» WORK TO BE COMPLETED: Return the listing below verbatim. Pictures do not belong in the copy.

[Entries with chart source code]
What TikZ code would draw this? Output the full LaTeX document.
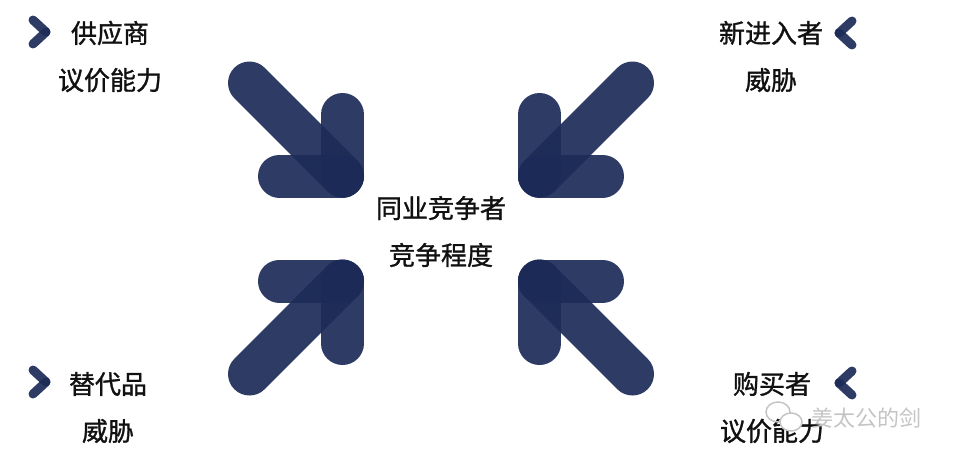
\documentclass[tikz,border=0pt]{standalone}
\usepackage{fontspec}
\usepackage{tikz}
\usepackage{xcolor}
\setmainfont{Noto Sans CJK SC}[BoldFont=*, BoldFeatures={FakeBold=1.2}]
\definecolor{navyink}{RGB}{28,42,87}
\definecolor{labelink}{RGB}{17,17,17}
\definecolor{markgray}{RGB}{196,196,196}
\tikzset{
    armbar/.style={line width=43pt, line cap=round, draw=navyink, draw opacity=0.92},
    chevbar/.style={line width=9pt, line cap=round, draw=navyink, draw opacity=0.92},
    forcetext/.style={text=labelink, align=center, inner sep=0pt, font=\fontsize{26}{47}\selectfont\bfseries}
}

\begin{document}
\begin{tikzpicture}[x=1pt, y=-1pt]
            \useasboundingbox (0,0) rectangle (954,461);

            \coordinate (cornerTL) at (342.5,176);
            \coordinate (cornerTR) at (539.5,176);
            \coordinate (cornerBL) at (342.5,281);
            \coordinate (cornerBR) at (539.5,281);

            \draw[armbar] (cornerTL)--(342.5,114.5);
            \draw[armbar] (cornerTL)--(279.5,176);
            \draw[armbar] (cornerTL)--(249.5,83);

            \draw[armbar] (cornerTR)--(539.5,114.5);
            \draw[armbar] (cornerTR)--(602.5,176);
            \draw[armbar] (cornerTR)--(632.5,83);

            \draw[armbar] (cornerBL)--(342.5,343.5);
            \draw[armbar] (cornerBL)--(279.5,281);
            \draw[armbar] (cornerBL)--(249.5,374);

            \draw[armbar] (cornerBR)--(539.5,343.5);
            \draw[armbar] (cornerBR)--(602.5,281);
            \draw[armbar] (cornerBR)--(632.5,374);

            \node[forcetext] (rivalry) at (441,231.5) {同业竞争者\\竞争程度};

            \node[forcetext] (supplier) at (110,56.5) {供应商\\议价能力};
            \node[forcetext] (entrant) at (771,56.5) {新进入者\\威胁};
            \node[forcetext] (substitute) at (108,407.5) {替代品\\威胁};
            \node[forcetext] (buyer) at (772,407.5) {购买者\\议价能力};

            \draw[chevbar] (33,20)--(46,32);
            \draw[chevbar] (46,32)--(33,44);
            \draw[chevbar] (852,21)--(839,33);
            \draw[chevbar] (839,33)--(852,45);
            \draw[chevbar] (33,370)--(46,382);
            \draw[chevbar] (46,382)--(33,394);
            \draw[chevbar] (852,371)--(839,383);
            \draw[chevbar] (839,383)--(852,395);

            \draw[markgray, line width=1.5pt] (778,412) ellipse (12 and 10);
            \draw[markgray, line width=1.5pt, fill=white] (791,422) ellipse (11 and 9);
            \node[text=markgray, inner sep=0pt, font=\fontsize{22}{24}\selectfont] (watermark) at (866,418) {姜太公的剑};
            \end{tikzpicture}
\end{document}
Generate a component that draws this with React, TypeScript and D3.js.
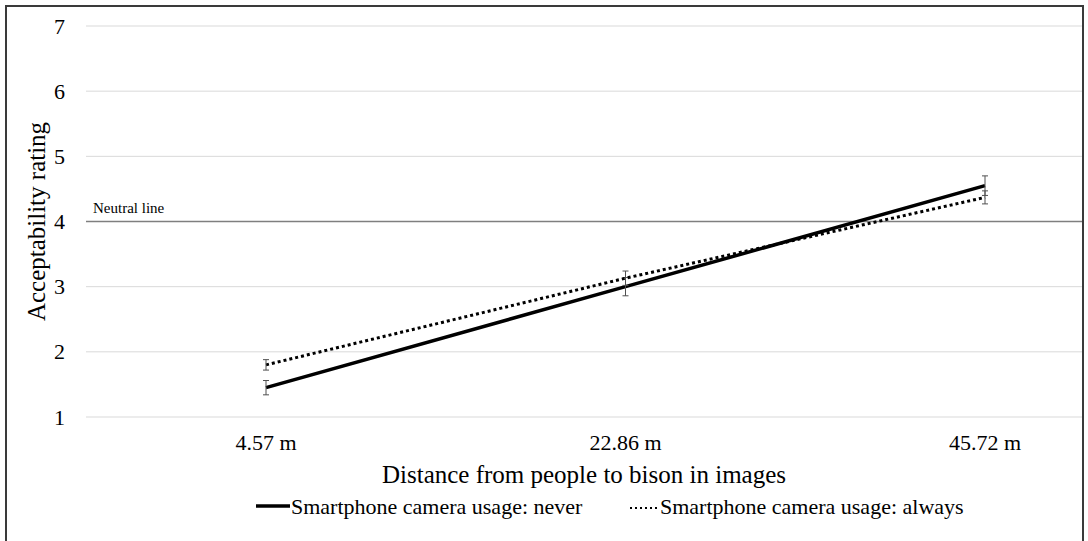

» OUTPUT FOR THIS EXERCISE:
What TikZ code would draw this? Output the full LaTeX document.
\documentclass[tikz,border=0pt]{standalone}
\usepackage{fontspec}
\usepackage{tikz}
\usepackage{xcolor}
\setmainfont{Noto Sans CJK SC}[BoldFont=*, BoldFeatures={FakeBold=1.2}]
\definecolor{navyink}{RGB}{28,42,87}
\definecolor{labelink}{RGB}{17,17,17}
\definecolor{markgray}{RGB}{196,196,196}
\tikzset{
    armbar/.style={line width=43pt, line cap=round, draw=navyink, draw opacity=0.92},
    chevbar/.style={line width=9pt, line cap=round, draw=navyink, draw opacity=0.92},
    forcetext/.style={text=labelink, align=center, inner sep=0pt, font=\fontsize{26}{47}\selectfont\bfseries}
}

\begin{document}
\begin{tikzpicture}[x=1pt, y=-1pt]
            \useasboundingbox (0,0) rectangle (954,461);

            \coordinate (cornerTL) at (342.5,176);
            \coordinate (cornerTR) at (539.5,176);
            \coordinate (cornerBL) at (342.5,281);
            \coordinate (cornerBR) at (539.5,281);

            \draw[armbar] (cornerTL)--(342.5,114.5);
            \draw[armbar] (cornerTL)--(279.5,176);
            \draw[armbar] (cornerTL)--(249.5,83);

            \draw[armbar] (cornerTR)--(539.5,114.5);
            \draw[armbar] (cornerTR)--(602.5,176);
            \draw[armbar] (cornerTR)--(632.5,83);

            \draw[armbar] (cornerBL)--(342.5,343.5);
            \draw[armbar] (cornerBL)--(279.5,281);
            \draw[armbar] (cornerBL)--(249.5,374);

            \draw[armbar] (cornerBR)--(539.5,343.5);
            \draw[armbar] (cornerBR)--(602.5,281);
            \draw[armbar] (cornerBR)--(632.5,374);

            \node[forcetext] (rivalry) at (441,231.5) {同业竞争者\\竞争程度};

            \node[forcetext] (supplier) at (110,56.5) {供应商\\议价能力};
            \node[forcetext] (entrant) at (771,56.5) {新进入者\\威胁};
            \node[forcetext] (substitute) at (108,407.5) {替代品\\威胁};
            \node[forcetext] (buyer) at (772,407.5) {购买者\\议价能力};

            \draw[chevbar] (33,20)--(46,32);
            \draw[chevbar] (46,32)--(33,44);
            \draw[chevbar] (852,21)--(839,33);
            \draw[chevbar] (839,33)--(852,45);
            \draw[chevbar] (33,370)--(46,382);
            \draw[chevbar] (46,382)--(33,394);
            \draw[chevbar] (852,371)--(839,383);
            \draw[chevbar] (839,383)--(852,395);

            \draw[markgray, line width=1.5pt] (778,412) ellipse (12 and 10);
            \draw[markgray, line width=1.5pt, fill=white] (791,422) ellipse (11 and 9);
            \node[text=markgray, inner sep=0pt, font=\fontsize{22}{24}\selectfont] (watermark) at (866,418) {姜太公的剑};
            \end{tikzpicture}
\end{document}
Generate a component that draws this with React, TypeScript and D3.js.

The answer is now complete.